Often there is no perceptible change in the weather for days on end, but everyone still keeps an eye on the screens in the galley that show up-to-the-minute stats. If it’s not just out of habit, it is often because the weather page is accompanied by personal photographs submitted by polies. Each weather page shows a new photograph. These are frequently funny pictures from recent parties, or beautiful shots of sundogs. But one very thoughtful person recently submitted a picture that he had of one of my cats, knowing how much I have been missing them. It appeared on the screens during midrats (night shift’s lunch) today, and it made my day.

Wind determines the “weather” here. Lately, it has been warm and the winds have been mild, but irregular. Last night while I was working, it seemed that every time I looked out the window the landscape had completely changed character. One moment it was blue and sunny, the next it was grey and the sky was threatening to consume the horizon and merge with the ice below. In the space of an hour the view through the science lab window changed colors and moods several times.
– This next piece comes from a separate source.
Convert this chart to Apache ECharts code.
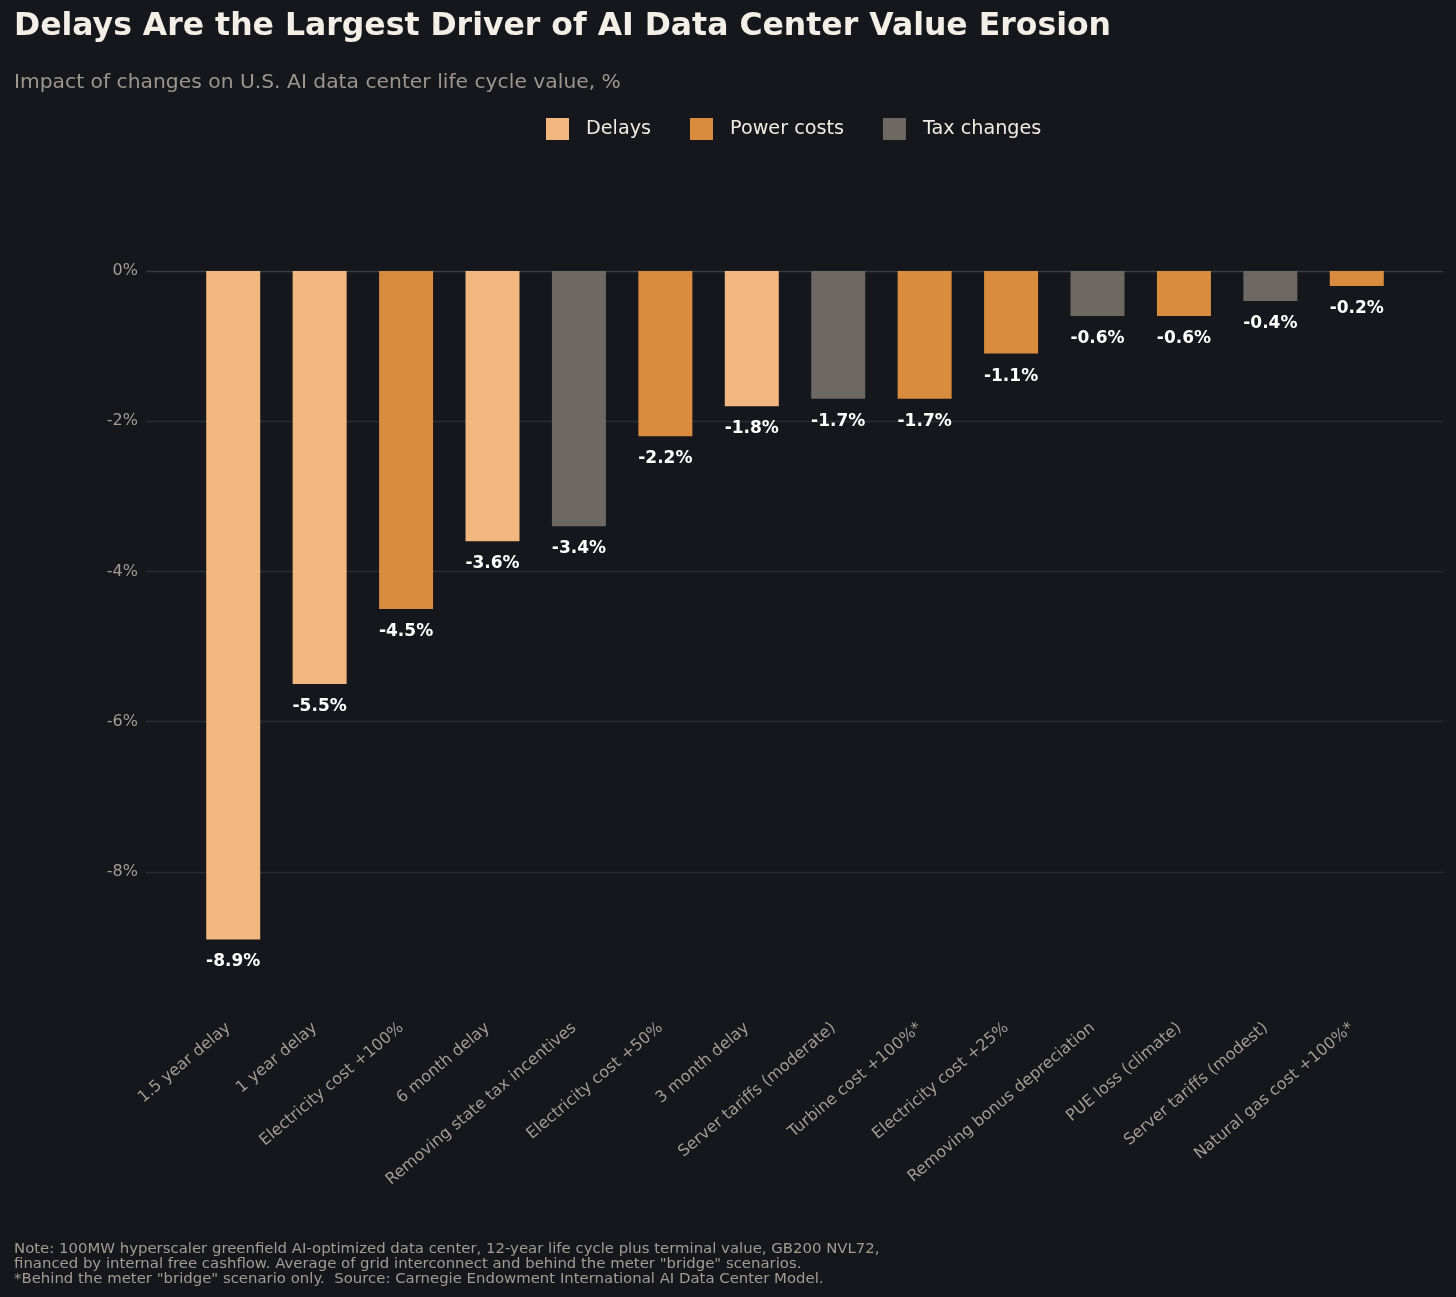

Earlier in my trip I took a picture of some sand-dusted footprints that remained in sculptural relief after a wind-storm at McMurdo. The same thing happens here at the pole when the winds have been very high. With each boot-step, the snow is compressed. The wind eats away the loose powder around and (sometimes even under) the footprints before they begin to crumble away themselves. I took this photograph after a day of high winds and cold temperatures. You can see the tracks from someone making the trip out to the telescope. Enough ice was in the air that day to create a sun-dog, a glowing ring around the sun that is one of the real treats of being here.